The intermission may be over for some performing groups, but Storyland Theatre’s executive director is proceeding with caution for the 2021-2022 season.
“We recorded the audio on Tuesday and Wednesday for ‘The Emperor’s New Clothes,’” said Barbara Feldman, who is planning an animated version of the production for schoolchildren to view in October.
Written by Rick Davis with music and lyrics by Susan Burgess, “The Emperor’s New Clothes” is “one of our favorite shows,” she said.
The animated version will have some differences from the stage play, and Feldman said she’s excited to see how it will turn out. She’s still working with the artist and videographer to get the production together.
Austin Rhodes is one of the featured actors in the production.
“While I most definitely mourn the loss of our planned live production of ‘Emperor’ this season, we are excited to know our work on this animated production will live forever online. The enthusiastic feedback we get from our live audiences is priceless, but our consolation is knowing our voices and illustrated creations will continue to entertain children for many, many years to come,” he said in a text message.
This is the second feature with illustrations that the organization has done.

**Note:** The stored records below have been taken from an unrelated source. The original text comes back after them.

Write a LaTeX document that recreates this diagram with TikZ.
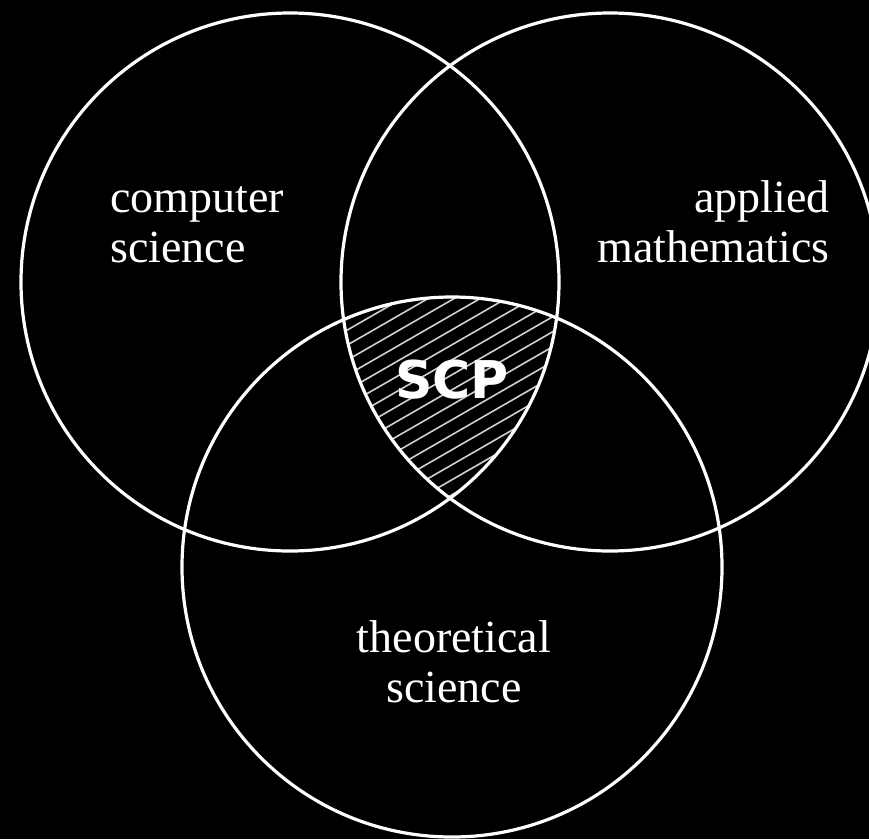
\documentclass[tikz,border=0pt]{standalone}
\usepackage{fontspec}
\usepackage{tikz}
\usepackage{xcolor}
\setmainfont{Liberation Serif}
\newfontfamily\scpfamily{DejaVu Sans}
\definecolor{board}    {HTML}{000000}
\definecolor{chalk}    {HTML}{FFFFFF}
\definecolor{hatchgray}{HTML}{D0D0D0}
\tikzset{
  ring/.style     ={draw=chalk, line width=3.2pt},
  lbl/.style      ={text=chalk, inner sep=0pt,
                    font=\fontsize{46}{50}\selectfont},
  tag/.style      ={text=chalk, inner sep=0pt,
                    font=\scpfamily\bfseries\fontsize{52}{56}\selectfont},
  hatchline/.style={draw=hatchgray, line width=1.6pt},
}

\begin{document}
\begin{tikzpicture}[x=1pt,y=-1pt]
  \fill[board] (0,0) rectangle (869,839);
  \useasboundingbox (0,0) rectangle (869,839);

  \coordinate (ccs) at (290,282);
  \coordinate (cam) at (610,282);
  \coordinate (cts) at (452,567);

  % hatched core
  \begin{scope}
    \clip (ccs) circle[radius=269];
    \clip (cam) circle[radius=269];
    \clip (cts) circle[radius=270];
    \foreach \k in {-8,...,17}
      \draw[hatchline] (330,400+\k*15) -- (580,256+\k*15);
  \end{scope}

  \draw[ring] (ccs) circle[radius=269];
  \draw[ring] (cam) circle[radius=269];
  \draw[ring] (cts) circle[radius=270];

  \node[lbl,align=left,anchor=base west]  (cs) at (110,262) {computer\\science};
  \node[lbl,align=right,anchor=base east] (am) at (830,262) {applied\\mathematics};
  \node[lbl,align=center,anchor=base]     (ts) at (454,702) {theoretical\\science};
  \node[tag,anchor=base] (scp) at (452,398) {SCP};
\end{tikzpicture}
\end{document}
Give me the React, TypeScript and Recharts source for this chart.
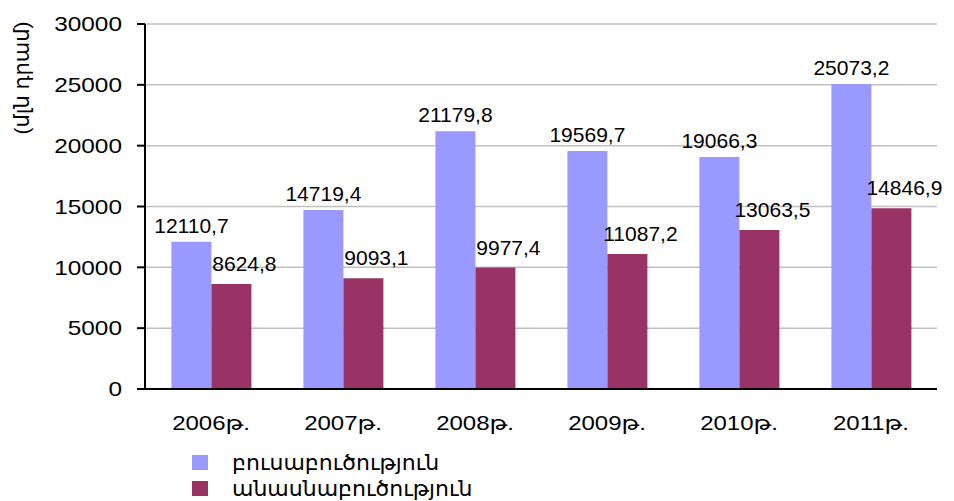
import React from "react";
import {
  BarChart,
  Bar,
  XAxis,
  YAxis,
  CartesianGrid,
  Legend,
  LabelList,
} from "recharts";

const years = ["2006թ.", "2007թ.", "2008թ.", "2009թ.", "2010թ.", "2011թ."];
const cropValues = [12110.7, 14719.4, 21179.8, 19569.7, 19066.3, 25073.2];
const livestockValues = [8624.8, 9093.1, 9977.4, 11087.2, 13063.5, 14846.9];
const yTicks = [0, 5000, 10000, 15000, 20000, 25000, 30000];
const edgeTicks = [0, 1, 2, 3, 4, 5, 6];
const seriesNames = ["բուսաբուծություն", "անասնաբուծություն"];
const unitLabel = "(մլն դրամ)";

const colors = { crop: "#9999FF", livestock: "#993366" };

const data = years.map((year, i) => ({
  year,
  crop: cropValues[i],
  livestock: livestockValues[i],
}));

const FONT = "'Liberation Sans', Arial, 'DejaVu Sans', sans-serif";

const fmt = (v: number) => v.toFixed(1).replace(".", ",");

const YTick = (props: any) => {
  const { x, y, payload } = props;
  return (
    <text
      transform={`translate(${x},${y}) scale(1.22,1)`}
      textAnchor="end"
      dy="0.36em"
      fontSize={20}
      fontFamily={FONT}
      fill="#000"
    >
      {payload.value}
    </text>
  );
};

const XTick = (props: any) => {
  const { x, y, payload } = props;
  return (
    <text
      transform={`translate(${x},${y + 25}) scale(1.2,1)`}
      textAnchor="middle"
      fontSize={20}
      fontFamily={FONT}
      fill="#000"
    >
      {payload.value}
    </text>
  );
};

const UnitLabel = () => (
  <text
    transform="translate(29,78) rotate(-90)"
    textAnchor="middle"
    fontSize={21}
    fontFamily={FONT}
    fill="#000"
  >
    {unitLabel}
  </text>
);

const CropLabel = (props: any) => {
  const { x, y, width, value } = props;
  return (
    <text
      x={x + width / 2}
      y={y - 9}
      textAnchor="middle"
      fontSize={21}
      fontFamily={FONT}
      fill="#000"
    >
      {fmt(value)}
    </text>
  );
};

const LivestockLabel = (props: any) => {
  const { x, y, width, value } = props;
  return (
    <text
      x={x + width / 2 + 13}
      y={y - 13}
      textAnchor="middle"
      fontSize={21}
      fontFamily={FONT}
      fill="#000"
    >
      {fmt(value)}
    </text>
  );
};

const LegendBox = () => (
  <div style={{ fontFamily: "'DejaVu Sans', sans-serif", fontSize: 22 }}>
    {seriesNames.map((name, i) => (
      <div
        key={name}
        style={{ display: "flex", alignItems: "center", height: 26 }}
      >
        <span
          style={{
            display: "inline-block",
            width: 16,
            height: 15,
            background: i === 0 ? colors.crop : colors.livestock,
            marginRight: 24,
          }}
        />
        <span style={{ color: "#000" }}>{name}</span>
      </div>
    ))}
  </div>
);

export default function App() {
  return (
    <div style={{ position: "absolute", left: 0, top: 0, background: "#fff" }}>
      <BarChart
        width={954}
        height={501}
        data={data}
        margin={{ top: 24, right: 17, bottom: 72, left: 45 }}
        barCategoryGap="20%"
        barGap={0}
      >
        <CartesianGrid vertical={false} stroke="#c0c0c0" strokeWidth={1.5} />
        <XAxis
          xAxisId="edges"
          type="number"
          domain={[0, 6]}
          ticks={edgeTicks}
          tick={false}
          tickSize={8}
          height={0}
          axisLine={false}
          tickLine={{ stroke: "#000", strokeWidth: 2 }}
        />
        <XAxis
          dataKey="year"
          height={40}
          tickLine={false}
          tickMargin={10}
          axisLine={{ stroke: "#000", strokeWidth: 2 }}
          tick={<XTick />}
          interval={0}
        />
        <YAxis
          width={100}
          domain={[0, 30000]}
          ticks={yTicks}
          tickSize={8}
          tickMargin={15}
          axisLine={{ stroke: "#000", strokeWidth: 2 }}
          tickLine={{ stroke: "#000", strokeWidth: 2 }}
          tick={<YTick />}
          label={<UnitLabel />}
        />
        <Legend
          layout="vertical"
          align="center"
          verticalAlign="middle"
          content={<LegendBox />}
          wrapperStyle={{ left: 192, top: 449, width: 340, height: 52 }}
        />
        <Bar dataKey="crop" fill={colors.crop} isAnimationActive={false}>
          <LabelList dataKey="crop" content={<CropLabel />} />
        </Bar>
        <Bar dataKey="livestock" fill={colors.livestock} isAnimationActive={false}>
          <LabelList dataKey="livestock" content={<LivestockLabel />} />
        </Bar>
      </BarChart>
    </div>
  );
}
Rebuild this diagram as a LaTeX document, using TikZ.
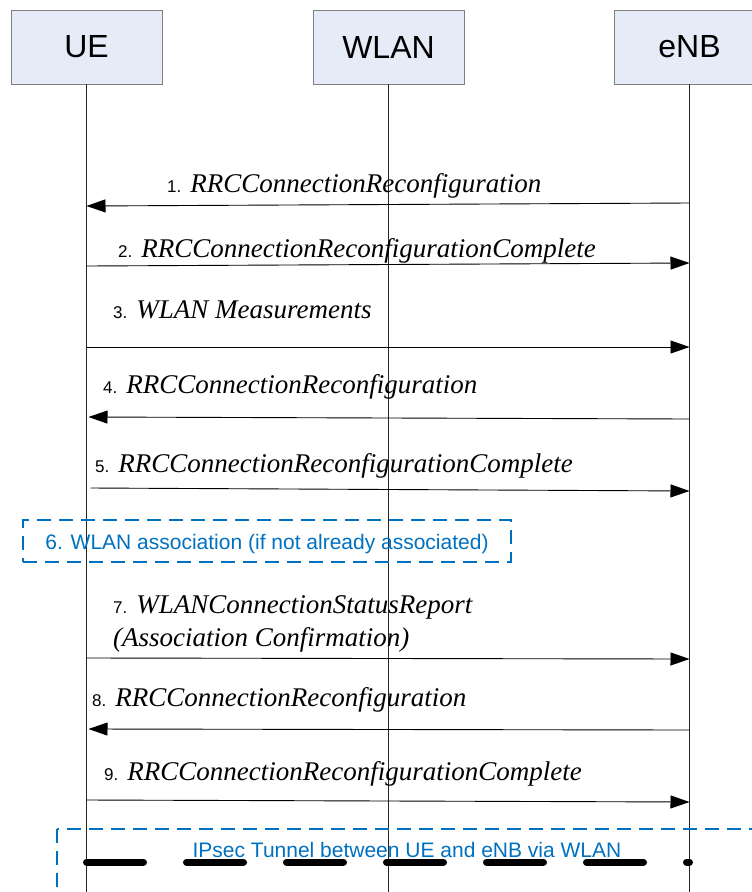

Storyland’s core audience is comprised of schoolchildren who attend performances as part of field trips. The last time the group took the stage for a live show was in January 2020. The group was in the middle of rehearsals for “Beauty and the Beast” when COVID-19 forced it to shut down.
To keep audiences engaged during the 2020-2021 school year, the organization released two videotaped productions on YouTube: “Cinderella” and “Jack and the Beanstalk.” In April, Storyland released “Humphrey Clinker Gets His Wish,” a mix of illustrations, music and voice acting.
Feldman said more than 6,000 schoolchildren viewed “Humphrey Clinker Gets His Wish” to great reviews. The organization also provided teachers with lesson plans according to Georgia and South Carolina standards and coloring pages to tie the production into their curriculum, as well as giving the children the experience of taking a field trip without ever leaving the classroom.
“The kids loved it,” she said.
Feldman said she’s hopeful to return to the stage in March 2022 with the production of “Beauty and the Beast” that was interrupted in 2020.
In a typical season, Storyland performs for more than 20,000 schoolchildren. The non-profit organization offers tickets at a nominal fee giving free admission to military family members and discounts to disadvantaged students. The non-profit relies on grants and donations, she said.